After months of TMA-organized rallies, lobbying, and meetings, the Legislative Budget Board has directed the Texas Health and Human Services Commission (HHSC) to reverse part of the cut in payments for patients covered by both Medicare and Medicaid.
The tipping point was a meeting State Sen. Juan “Chuy” Hinojosa (D-McAllen) organized at the Capitol last week with Lt. Gov. David Dewhurst and House Speaker Joe Straus. The group included TMA Board of Trustees Vice Chair Carlos Cardenas, MD, of Edinburg, and La Joya family physician Javier Saenz, MD. Although Gov. Rick Perry did not attend the meeting, his support helped move the change over the finish line.
“It’s a great first step,” said TMA President Michael E. Speer, MD. “Physicians across the state and their patients have been reeling from the impact of these cuts for almost a year. We definitely needed a reprieve. Since January, it’s been a true medical emergency. Physicians who care for Texas’ most sick and most vulnerable patients have had to borrow money to keep their doors open, lay off staff — some dropped out of the Medicaid program, and some did close their practices.”

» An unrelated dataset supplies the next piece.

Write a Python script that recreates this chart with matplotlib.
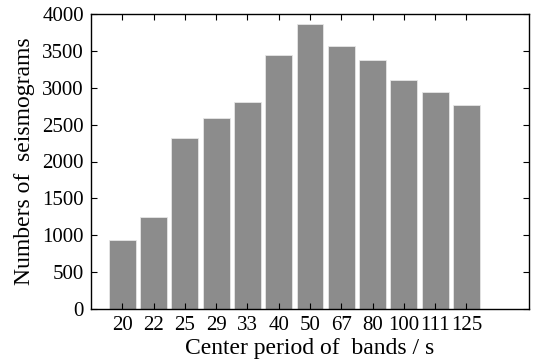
import numpy as np
import matplotlib.pyplot as plt

plt.rcParams['font.family'] = ['Liberation Serif', 'DejaVu Serif']

periods = ['20', '22', '25', '29', '33', '40', '50', '67', '80', '100', '111', '125']
counts = [940, 1250, 2320, 2590, 2810, 3450, 3870, 3570, 3380, 3110, 2940, 2760]

fig = plt.figure(figsize=(5.39, 3.62), dpi=100)
ax = fig.add_axes([91/539, 1 - 309/362, 438/539, 295/362])

x = np.arange(1, len(periods) + 1)
ax.bar(x, counts, width=0.86, color='#8c8c8c', edgecolor='#e6e6e6', linewidth=0.6)

ax.set_xlim(0, 14)
ax.set_ylim(0, 4000)
ax.set_xticks(x)
ax.set_xticklabels(periods)
ax.set_yticks(np.arange(0, 4001, 500))
ax.tick_params(direction='in', top=True, right=True, length=4, labelsize=15, pad=5)
for s in ax.spines.values():
    s.set_linewidth(1.0)

ax.set_xlabel('Center period of  bands / s', fontsize=17, labelpad=2)
ax.set_ylabel('Numbers of  seismograms', fontsize=17, labelpad=5)

plt.savefig('out.png', dpi=100)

The 2011 Texas Legislature ordered the cut in dual-eligible payments as a budget-saving move. The way HHSC implemented it covered two pieces of the complex interaction between Medicare and Medicaid payments to physicians. The change effectively:
- Stopped Medicaid from covering all of the dual-eligible patients’ $140 annual Medicare deductible; and
- Prevented Medicaid from paying more than the Medicaid-allowable charge; this stopped Medicaid coverage of the Medicare copay.
South Texas physicians praised Senator Hinojosa, state Rep. Richard Raymond (D-Laredo), state leaders, TMA, and HHSC officials for reaching agreement on the deductibles issue.
“This was indeed a team effort from the rallies we have had here in the border and in countless meetings in Austin,” Hidalgo-Starr County Medical Society President Victor Gonzalez, MD, told the Rio Grande Guardian. “Chairman Raymond and Senator Hinojosa and all our elected officials were so helpful and supportive.”
Reversing the cut is one of the top priorities identified by TMA’s Physicians Medicaid Congress. Dr. Speer said TMA will continue to pressure lawmakers when the legislature convenes in January to reverse the remainder of the cut.
“We now urge lawmakers to eliminate the rest of this cut as soon as possible,” he said. “While this cut has disproportionately impacted dual-eligible patients with disabilities and seniors, when physicians are forced to close their doors or reduce services, it affects all of our patients.”